= Michael Schulte (professor) =

German professor of linguistics

Michael Schulte (born 17 July 1963 in Aachen, Germany) is a professor and chair of Nordic linguistics at the University of Agder in Norway.

==Germanic philology, runology, historical sociolinguistics==
Michael Schulte holds a PhD in historical linguistics from the University of Bonn and has studied in all the Nordic countries, particularly in Iceland, Norway, and Sweden. Schulte has published abundantly in high-profile journals on runology, language history, historical sociolinguistics and writing systems. Until 2018 he was working on the national language project "Norsk språkhistorie" (Norwegian language history), which has been finalized in 2018. Schulte is a member of several Academies such as Royal Norwegian Society of Sciences and Letters and The Agder Academy of Sciences and Letters (Agder vitenskapsakademi, AVA) and the Royal Gustavus Adolphus Academy in Sweden (Kungl. Gustav Adolfs Akademien för Svensk Folkkultur, KGAA). In 2023 he became a fellow of the Royal Historical Society, and in 2024 he was elected into Academia Europaea. Schulte is an "International Cooperation Partner" of the Academy Project "Runische Schriftlichkeit in den germanischen Sprachen ‒ Runic Writing in the Germanic Languages (RuneS)", a long-term research project under the umbrella of the Göttingen Academy of Sciences and Humanities.

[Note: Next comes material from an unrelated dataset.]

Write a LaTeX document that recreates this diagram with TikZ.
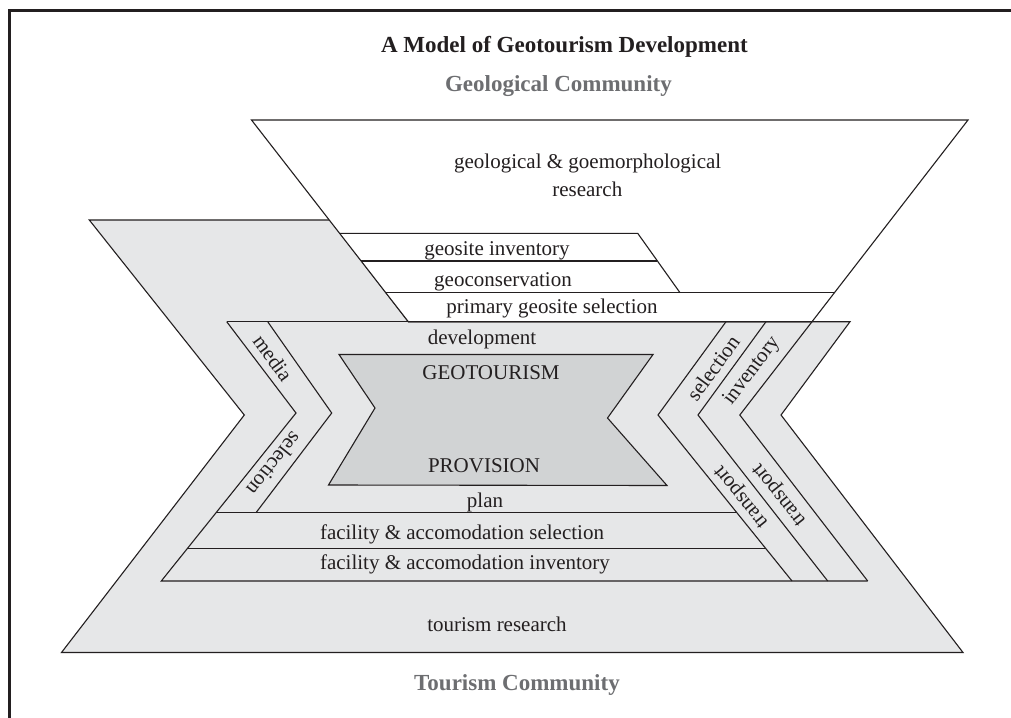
\documentclass[tikz,border=0pt]{standalone}
\usepackage{fontspec}
\setmainfont{Liberation Serif}
\definecolor{ink}{HTML}{231F20}
\definecolor{lgray}{HTML}{E6E7E8}
\definecolor{dgray}{HTML}{D1D3D4}
\definecolor{tgray}{HTML}{6D6E71}
\begin{document}
\begin{tikzpicture}[x=1pt,y=-1pt,
  edgeline/.style={draw=ink, line width=1.1pt, line join=miter},
  lbl/.style={font=\fontsize{21}{25}\selectfont, text=ink, inner sep=0pt, anchor=base},
  rlbl/.style={font=\fontsize{21}{25}\selectfont, text=ink, inner sep=0pt, anchor=center},
  head/.style={font=\bfseries\fontsize{23}{27}\selectfont, inner sep=0pt, anchor=base}]
\useasboundingbox (0,0) rectangle (1011,717);
\fill[white] (0,0) rectangle (1011,717);
% frame
\draw[ink, line width=2.7pt] (9.3,740) -- (9.3,10.3) -- (1040,10.3);
% key points
\coordinate (gTL) at (89.3,220);
\coordinate (gTR) at (330,220);
\coordinate (tBL) at (408.3,321.7);
\coordinate (D0) at (850,321.7);
\coordinate (D1) at (781,415);
\coordinate (gBR) at (963,652.5);
\coordinate (gBL) at (61.5,652.5);
\coordinate (gV) at (244.3,415);
\coordinate (tTL) at (251.5,120);
\coordinate (tTR) at (968,120);
\coordinate (C0) at (812,321.7);
% large tourism shape
\filldraw[edgeline, fill=lgray] (gTL) -- (gTR) -- (tBL) -- (D0) -- (D1) -- (gBR) -- (gBL) -- (gV) -- cycle;
% geological funnel
\filldraw[edgeline, fill=white] (tTL) -- (tTR) -- (C0) -- (tBL) -- cycle;
% geosite strips
\coordinate (s1L) at (339.6,233.3);
\coordinate (s1R) at (637.7,233.3);
\coordinate (s3R) at (680,292.7);
\coordinate (s2L) at (361.1,261);
\coordinate (s2R) at (657.4,261);
\coordinate (s3L) at (385.8,292.7);
\coordinate (s3E) at (834.4,292.7);
\draw[edgeline] (s1L) -- (s1R) -- (s3R);
\draw[edgeline] (s2L) -- (s2R);
\draw[edgeline] (s3L) -- (s3E);
% band
\coordinate (L1a) at (226.7,321.7);
\coordinate (L1b) at (296,413);
\coordinate (L1c) at (161.3,581);
\coordinate (L2a) at (267.7,321.7);
\coordinate (L2b) at (331.7,413);
\coordinate (L2c) at (256,512.7);
\coordinate (Aa) at (726,321.7);
\coordinate (Ab) at (658,415);
\coordinate (Ac) at (792,581);
\coordinate (Ba) at (766,321.7);
\coordinate (Bb) at (698,415);
\coordinate (Bc) at (827.7,581);
\coordinate (Cb) at (739.8,415);
\coordinate (Cc) at (867.7,581);
\coordinate (pL) at (216.1,512.7);
\coordinate (pR) at (736.9,512.7);
\coordinate (fL) at (187.5,548.3);
\coordinate (fR) at (765.6,548.3);
\draw[edgeline] (L1a) -- (tBL);
\draw[edgeline] (L1a) -- (L1b) -- (L1c) -- (Cc);
\draw[edgeline] (L2a) -- (L2b) -- (L2c);
\draw[edgeline] (pL) -- (pR);
\draw[edgeline] (fL) -- (fR);
\draw[edgeline] (Aa) -- (Ab) -- (Ac);
\draw[edgeline] (Ba) -- (Bb) -- (Bc);
\draw[edgeline] (C0) -- (Cb) -- (Cc);
% core
\filldraw[edgeline, fill=dgray] (339,354.5) -- (653,354.5) -- (607.5,418) -- (667,485.5) -- (328.5,485) -- (375,408) -- cycle;
% texts
\node[head, text=ink] (title) at (564.4,52.5) {A Model of Geotourism Development};
\node[head, text=tgray] (geocom) at (558.4,92) {Geological Community};
\node[lbl] (geores1) at (587.7,168.3) {geological \& goemorphological};
\node[lbl] (geores2) at (587.3,196.5) {research};
\node[lbl] (inv) at (497,255) {geosite inventory};
\node[lbl] (cons) at (503,286) {geoconservation};
\node[lbl] (prim) at (552,313.3) {primary geosite selection};
\node[lbl] (dev) at (482,344) {development};
\node[lbl] (geot) at (491,379) {GEOTOURISM};
\node[lbl] (prov) at (484,472.3) {PROVISION};
\node[lbl] (plan) at (485,507) {plan};
\node[lbl] (facs) at (462,539) {facility \& accomodation selection};
\node[lbl] (faci) at (465,569.5) {facility \& accomodation inventory};
\node[lbl] (tres) at (497,631.7) {tourism research};
\node[head, text=tgray] (tcom) at (517,690.5) {Tourism Community};
\node[rlbl, rotate=-54] (media) at (273,358) {media};
\node[rlbl, rotate=-128.7] (lsel) at (274.5,464) {selection};
\node[rlbl, rotate=54] (rsel) at (713,368) {selection};
\node[rlbl, rotate=53] (rinv) at (752,371) {inventory};
\node[rlbl, rotate=128.9] (tr1) at (742,496) {transport};
\node[rlbl, rotate=128.5] (tr2) at (780,494) {transport};
\end{tikzpicture}
\end{document}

Schulte is engaged as professor-II at the University of Iceland, and he is a vice-president of the International Society for Dialectology and Geolinguistics (ISDG) since 27 September 2015. Schulte became a professor-II at the Heliopolis University in Cairo in 2019.

Schulte has also been a member of the board of SEKEM Scandinavia since 2008.

==Awards==
In 2014, Schulte received the Fridtjof Nansen Prize for Outstanding Research from the Nansen Trust (Nansenfondet) for his work on Old Germanic and early Nordic linguistics.